Mr Wallis went on to publicly champion the case as a “freedom of the press” issue which, he argued, meant that celebrities who sought publicity laid themselves open to Investigation by the media.

Mr Spearman QC described the case as “important”.

He told the court: “It was an important case at the time because it was all about an extent to which kiss and tell stories could be restrained, because that is what it was all about.”

In 2013, the Claimants allege that MGN once again did not disclose the invoice when Mr Flitcroft was making his phone hacking claim.

Mr Sherborne added: “More importantly, at no point in the strike-out application in 2013, when MGN was arguing that there was no reasonable prospect of Mr Flitcroft establishing any unlawful information gathering activities in relation to the story complained of, did MGN make any mention of or disclose this PI invoice, despite its obvious relevance, not even in the witness statement that Mr Partington chose to give for the purposes of MGN’s application”

He went on: “It seems inconceivable that the Legal Department was not aware of this invoice (and thus the unlawful information gathering activities paid for by MGN).”

And he added: “The Claimants’ case, as set out in the POCFI [pleaded case], is that MGN deliberately settled the claim once the strike-out application failed, because the Legal Department knew that the story involved or was corroborated by unlawful information gathering activities which would have emerged on disclosure. This is an example on which the Claimants will rely to demonstrate the Legal Department’s knowledge of these unlawful acts.”
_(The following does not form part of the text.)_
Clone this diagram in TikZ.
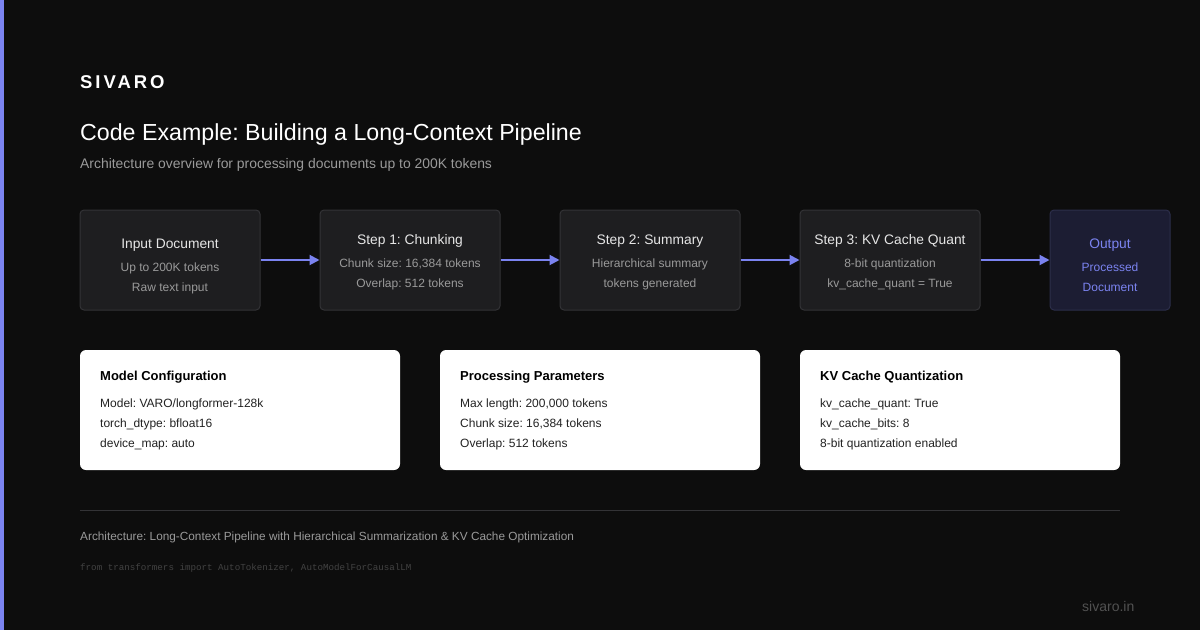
\documentclass[tikz,border=0pt]{standalone}
\usepackage{fontspec}
\setmainfont{Liberation Sans}
\setmonofont{Liberation Mono}
\usetikzlibrary{arrows.meta}
\frenchspacing
\definecolor{bg}{HTML}{0D0D0D}
\definecolor{accent}{HTML}{7B83F0}
\definecolor{boxfill}{HTML}{1E1E20}
\definecolor{boxline}{HTML}{333336}
\definecolor{outfill}{HTML}{1C1D33}
\definecolor{outline}{HTML}{2C2E4A}
\definecolor{ttl}{HTML}{E6E6E6}
\definecolor{sub}{HTML}{9A9A9A}
\definecolor{cardtxt}{HTML}{222222}
\tikzset{
  stagebox/.style={draw=boxline, fill=boxfill, rounded corners=4pt, line width=1pt, minimum width=180pt, minimum height=100pt, inner sep=0pt},
  outbox/.style={stagebox, draw=outline, fill=outfill, minimum width=120pt},
  card/.style={fill=white, rounded corners=6pt, minimum width=320pt, minimum height=120pt, inner sep=0pt},
  stagetitle/.style={text=ttl, font=\fontsize{13.8}{16}\selectfont, inner sep=0pt, anchor=mid},
  stageline/.style={text=sub, font=\fontsize{12}{14}\selectfont, inner sep=0pt, anchor=mid},
  cardtitle/.style={text=black, font=\bfseries\fontsize{13}{16}\selectfont, inner sep=0pt, anchor=mid west},
  cardline/.style={text=cardtxt, font=\fontsize{12}{14}\selectfont, inner sep=0pt, anchor=mid west},
  flow/.style={draw=accent, line width=2pt, -{Triangle[length=10pt,width=10pt]}},
}
\begin{document}
\begin{tikzpicture}[x=1pt,y=-1pt]
\fill[bg] (0,0) rectangle (1200,630);
\useasboundingbox (0,0) rectangle (1200,630);
\fill[accent] (0,0) rectangle (4,630);

\node[anchor=base west, inner sep=0pt, text=white, font=\bfseries\fontsize{18.5}{20}\selectfont\addfontfeatures{LetterSpace=16}] (brand) at (80,88) {SIVARO};
\node[anchor=base west, inner sep=0pt, text=white, font=\fontsize{23.2}{26}\selectfont] (title) at (80,140) {Code Example: Building a Long-Context Pipeline};
\node[anchor=base west, inner sep=0pt, text=sub, font=\fontsize{13.9}{16}\selectfont] (subtitle) at (80,168) {Architecture overview for processing documents up to 200K tokens};

% stage boxes
\node[stagebox] (in) at (170,260) {};
\node[stagebox] (s1) at (410,260) {};
\node[stagebox] (s2) at (650,260) {};
\node[stagebox] (s3) at (890,260) {};
\node[outbox] (out) at (1110,260) {};

\node[stagetitle] (inT) at (170,245.5) {Input Document};
\node[stageline] (inA) at (170,268.5) {Up to 200K tokens};
\node[stageline] (inB) at (170,288.5) {Raw text input};

\node[stagetitle] (s1T) at (410,241.5) {Step 1: Chunking};
\node[stageline] (s1A) at (410,264.5) {Chunk size: 16,384 tokens};
\node[stageline] (s1B) at (410,284.5) {Overlap: 512 tokens};

\node[stagetitle] (s2T) at (650,241.5) {Step 2: Summary};
\node[stageline] (s2A) at (650,264.5) {Hierarchical summary};
\node[stageline] (s2B) at (650,284.5) {tokens generated};

\node[stagetitle] (s3T) at (890,241.5) {Step 3: KV Cache Quant};
\node[stageline] (s3A) at (890,264.5) {8-bit quantization};
\node[stageline] (s3B) at (890,284.5) {kv\_cache\_quant = True};

\node[stagetitle, text=accent] (outT) at (1110,245.5) {Output};
\node[stageline, text=accent] (outA) at (1110,268.5) {Processed};
\node[stageline, text=accent] (outB) at (1110,288.5) {Document};

\draw[flow] (in.east) -- (s1.west);
\draw[flow] (s1.east) -- (s2.west);
\draw[flow] (s2.east) -- (s3.west);
\draw[flow] (s3.east) -- (out.west);

% cards
\node[card] (c1) at (240,410) {};
\node[card] (c2) at (600,410) {};
\node[card] (c3) at (960,410) {};

\node[cardtitle] (c1T) at (100,377.5) {Model Configuration};
\node[cardline] (c1A) at (100,404.5) {Model: VARO/longformer-128k};
\node[cardline] (c1B) at (100,424.5) {torch\_dtype: bfloat16};
\node[cardline] (c1C) at (100,444.5) {device\_map: auto};

\node[cardtitle] (c2T) at (460,377.5) {Processing Parameters};
\node[cardline] (c2A) at (460,404.5) {Max length: 200,000 tokens};
\node[cardline] (c2B) at (460,424.5) {Chunk size: 16,384 tokens};
\node[cardline] (c2C) at (460,444.5) {Overlap: 512 tokens};

\node[cardtitle] (c3T) at (820,377.5) {KV Cache Quantization};
\node[cardline] (c3A) at (820,404.5) {kv\_cache\_quant: True};
\node[cardline] (c3B) at (820,424.5) {kv\_cache\_bits: 8};
\node[cardline] (c3C) at (820,444.5) {8-bit quantization enabled};

% footer
\draw[draw=boxline, line width=1pt] (80,510) -- (1120,510);
\node[anchor=mid west, inner sep=0pt, text=sub, font=\fontsize{11.8}{13}\selectfont] (arch) at (80,538) {Architecture: Long-Context Pipeline with Hierarchical Summarization \& KV Cache Optimization};
\node[anchor=mid west, inner sep=0pt, text=white!22!bg, font=\ttfamily\fontsize{9.2}{11}\selectfont] (code) at (80,567.5) {from transformers import AutoTokenizer, AutoModelForCausalLM};
\node[anchor=mid west, inner sep=0pt, text=white!28!bg, font=\fontsize{14}{15}\selectfont] (site) at (1082,609) {sivaro.in};
\end{tikzpicture}
\end{document}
Mr Spearman insisted that to reveal this information, even if Mr Partington had, would be a “piercing” of privilege, which was vital to maintain trust between a client and their lawyer.

Mr Spearman asked the question: “…did Mr Partington, if you could pierce privilege, misuse it (improperly gained information) and so forth?

That is going to be a significant issue to try.”

He questioned, that even if privilege could be penetrated, it did not necessarily help the claimants, or would lead to “aggravated damages.”